STINGS: PREVENTION AND CURE
The bee mittens, the veil, and the smoker are all preventive measures. A good deal depends on the way you behave when working with bees. If you are nervous and anxious you probably will act that way and the bees have a way of understanding and are likely to find you.
Remove the sting by a scraping motion with a knife blade or some hive tool you happen to have handy. If you use the thumb and finger you squeeze the tiny bulb at the outer end of the sting, and inject the poison into your blood.
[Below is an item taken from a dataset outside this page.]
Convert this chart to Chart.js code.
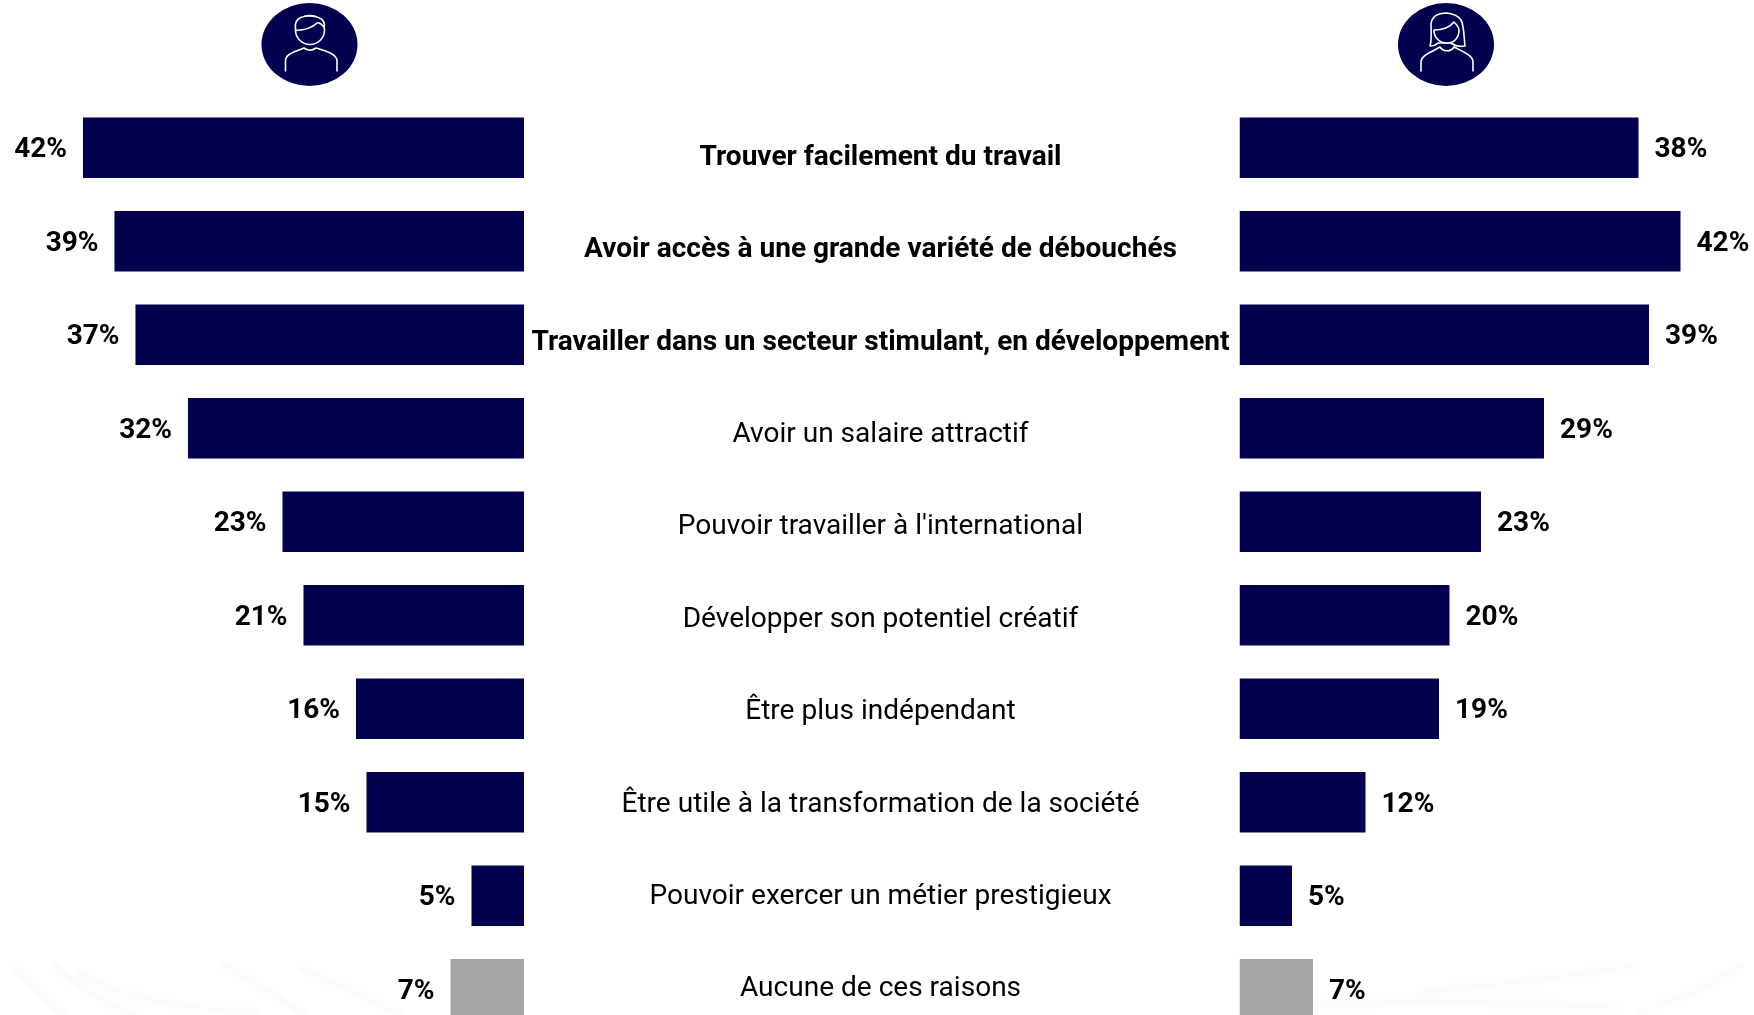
<!DOCTYPE html>
<html lang="fr">
<head>
<meta charset="utf-8">
<title>Raisons</title>
<script src="https://cdn.jsdelivr.net/npm/chart.js@4/dist/chart.umd.min.js"></script>
<style>
  html, body { margin: 0; padding: 0; background: #fff; }
  #page { position: relative; width: 1754px; height: 1015px; overflow: hidden; background: #fff; }
  #decor { position: absolute; left: 0; top: 0; }
  .box { position: absolute; top: 101px; height: 935px; }
</style>
</head>
<body>
<div id="page">
  <svg id="decor" width="1754" height="1015" fill="none" stroke="#fff" stroke-width="1.6" stroke-linecap="round" stroke-linejoin="round">
    <!-- filigrane du bas -->
    <filter id="flou"><feGaussianBlur stdDeviation="2"/></filter>
    <g stroke="#fafafa" stroke-width="7" filter="url(#flou)">
      <path d="M15 968 C30 985 45 1002 65 1015"/>
      <path d="M55 965 C75 985 105 1003 135 1015"/>
      <path d="M80 972 C120 1000 190 1008 255 1013"/>
      <path d="M225 966 C262 985 285 1003 305 1015"/>
      <path d="M300 968 C340 985 375 1003 400 1015"/>
      <path d="M1310 1006 C1400 1000 1520 1002 1620 1008"/>
      <path d="M1420 992 C1500 985 1570 976 1630 966"/>
      <path d="M1640 1012 C1680 1000 1710 985 1740 965"/>
    </g>
    <!-- homme -->
    <ellipse cx="309.5" cy="44.5" rx="48" ry="41.5" fill="#03004f" stroke="none"/>
    <circle cx="310" cy="30" r="14.5"/>
    <path d="M296 30.5 C293 20 300 16 309 16 C319 16 326 20 324 27 C321 24 319 22 317 23 C312 28 304 30 296 30.5Z" fill="#03004f"/>
    <path d="M285.5 71 V61 C285.5 54 294 52 304 48 C308 51 312 51 316 48 C326 51 337 54 337 61 V71"/>
    <!-- femme -->
    <ellipse cx="1446" cy="44.5" rx="48" ry="41.5" fill="#03004f" stroke="none"/>
    <path d="M1430 46 C1432 40 1431 28 1431 24 C1432 15 1440 13 1447 13 C1455 14 1459 17 1461 20 C1464 25 1464 38 1465 46 C1460 47 1455 46 1451 43 H1438 C1436 45 1433 46 1430 46Z"/>
    <path d="M1434 30 C1442 30 1450 27 1454 22 C1457 25 1459 28 1459 30 C1459 38 1454 43 1447 43 C1440 43 1434 38 1434 30Z" fill="#03004f"/>
    <path d="M1421 71 V62 C1421 55 1432 52 1440 47 C1443 52 1451 52 1454 47 C1461 51 1473 55 1473 62 V71"/>
  </svg>
  <div class="box" style="left:0;width:524px"><canvas id="leftChart"></canvas></div>
  <div class="box" style="left:524px;width:1230px"><canvas id="rightChart"></canvas></div>
</div>
<script>
// ===== DATA =====
const raisons = [
  'Trouver facilement du travail',
  'Avoir accès à une grande variété de débouchés',
  'Travailler dans un secteur stimulant, en développement',
  'Avoir un salaire attractif',
  "Pouvoir travailler à l'international",
  'Développer son potentiel créatif',
  'Être plus indépendant',
  'Être utile à la transformation de la société',
  'Pouvoir exercer un métier prestigieux',
  'Aucune de ces raisons'
];
const hommes = [42, 39, 37, 32, 23, 21, 16, 15, 5, 7];
const femmes = [38, 42, 39, 29, 23, 20, 19, 12, 5, 7];
const nbGras = 3; // les 3 premières raisons sont en gras

const NAVY = '#03004f';
const GREY = '#a6a6a6';
const barColors = raisons.map((r, i) => i === raisons.length - 1 ? GREY : NAVY);
const FONT = 'Roboto, sans-serif';

// affiche la valeur au bout de chaque barre
const valueLabels = {
  id: 'valueLabels',
  afterDatasetsDraw(chart) {
    const { ctx } = chart;
    const reversed = chart.scales.x.options.reverse;
    const data = chart.data.datasets[0].data;
    ctx.save();
    ctx.font = '700 28px ' + FONT;
    ctx.fillStyle = '#000';
    ctx.textBaseline = 'middle';
    ctx.textAlign = reversed ? 'right' : 'left';
    chart.getDatasetMeta(0).data.forEach((bar, i) => {
      ctx.fillText(data[i] + '%', bar.x + (reversed ? -16 : 16), bar.y + 2.5);
    });
    ctx.restore();
  }
};

function barOptions(maxX, reversed) {
  return {
    indexAxis: 'y',
    responsive: true,
    maintainAspectRatio: false,
    animation: false,
    layout: { padding: 0 },
    plugins: { legend: { display: false }, tooltip: { enabled: false } },
    scales: {
      x: { min: 0, max: maxX, reverse: reversed, display: false },
      y: { display: false, offset: true }
    }
  };
}

function dataset(values) {
  return {
    labels: raisons,
    datasets: [{
      data: values,
      backgroundColor: barColors,
      categoryPercentage: 1,
      barPercentage: 0.646
    }]
  };
}

new Chart(document.getElementById('leftChart'), {
  type: 'bar',
  data: dataset(hommes),
  options: barOptions(49.9, true),
  plugins: [valueLabels]
});

const rightOptions = barOptions(49, false);
// axe de texte au centre : il a son propre pas, un peu plus serré que celui des barres
rightOptions.scales.yText = {
  type: 'linear',
  position: 'left',
  reverse: true,
  offset: false, // sinon le défaut "bar" ajoute une demi-case de chaque côté
  min: -0.615,
  max: 9.504,
  border: { display: false },
  grid: { display: false, drawTicks: false },
  afterBuildTicks: axis => { axis.ticks = raisons.map((r, i) => ({ value: i })); },
  afterFit: axis => {
    axis.width = 715.5;
    axis.paddingTop = 0;
    axis.paddingBottom = 0;
  },
  ticks: {
    autoSkip: false,
    maxRotation: 0,
    crossAlign: 'center',
    padding: 10,
    color: '#000',
    font: c => ({ family: FONT, size: 28.05, weight: c.index < nbGras ? '700' : '400' }),
    callback: v => raisons[v]
  }
};

new Chart(document.getElementById('rightChart'), {
  type: 'bar',
  data: dataset(femmes),
  options: rightOptions,
  plugins: [valueLabels]
});
</script>
</body>
</html>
Experts have little or no faith in cures which are rubbed on. They underestimate the comfort one gets "doing something" for a spot that hurts so mighty bad. So go ahead and put on alcohol or baking soda or ammonia; you can't do a bit of harm that way. In the meantime nature is busy neutralizing the acid the bee punished you with.
Mrs. Comstock, in "How to Keep Bees," gives these maxims for opening the hive:
Have the smoker ready to give forth a good volume of smoke.
Use the smoker to scare the bees rather than to punish them.
Do not stand in front of the hive lest the bees passing out and in take umbrage.
Be careful not to drop any implements with which you are working; take hold of all things firmly.
Move steadily and not nervously.
Do not run if frightened, for the bees understand what running away means as well as you do.
If the bees attack you, move slowly away, smoking them off as you go.
If a bee annoys you by her threatening attitude for some time, kill her ruthlessly.